With the adoption of virtualization, data centers have become more responsive and efficient but more complex. IT managers must now manage hundreds to thousands of virtual machines and their associated storage and networks. Data center infrastructure must be more responsive, quickly adapting to changes in application requirements. Additionally, server, storage and network infrastructure can no longer be managed as separate silos, but rather as a single, dynamic environment.
While large, dedicated HPC installations tend to use single image servers to maximize computations, virtualization is enabling HPC capabilities to be offered to broader audiences with less total expense. Open automation addresses these management challenges using industry standards and common industry technology, allowing IT managers to deploy virtualized environments using best-of-breed technology. Standards such as Edge Virtual Bridging (802.1Qbg) will be instrumental in providing data centers with complete manageability of virtualized resources.
Open ecosystems bring together leading makers of standards-based go-to-market solutions and technology to offer unrivaled flexibility and choice in the selection of best-of-breed solutions for the data center.

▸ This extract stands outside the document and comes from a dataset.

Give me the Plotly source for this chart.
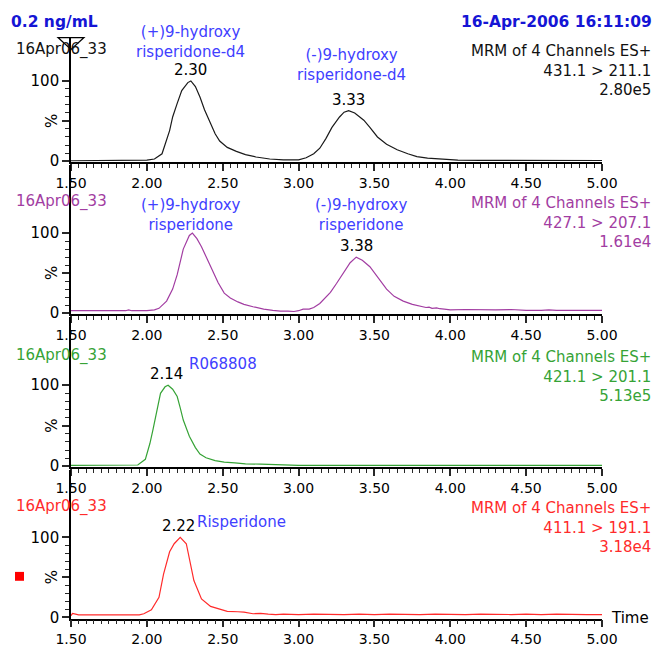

Open ecosystems are a critical and necessary element to unlock the full potential of data center deployments. Simply, put, there is safety in numbers – the more people trying to solve problems and innovate, the better. Ultimately, choice comes from having the broadest ecosystems.
Cloud computing is rapidly gaining acceptance as the primary model for delivering flexible compute resources with high agility and reduced management costs. However, the vision of cloud computing can’t be realized to its fullest potential unless the computing, networking, and storage layers of the data center are all derived from open, standardized interfaces and software. An open systems networking framework delivers the openness required at the network layer combined with flexible open automation software allowing HPC data center managers maximum choice with uncompromised price and performance.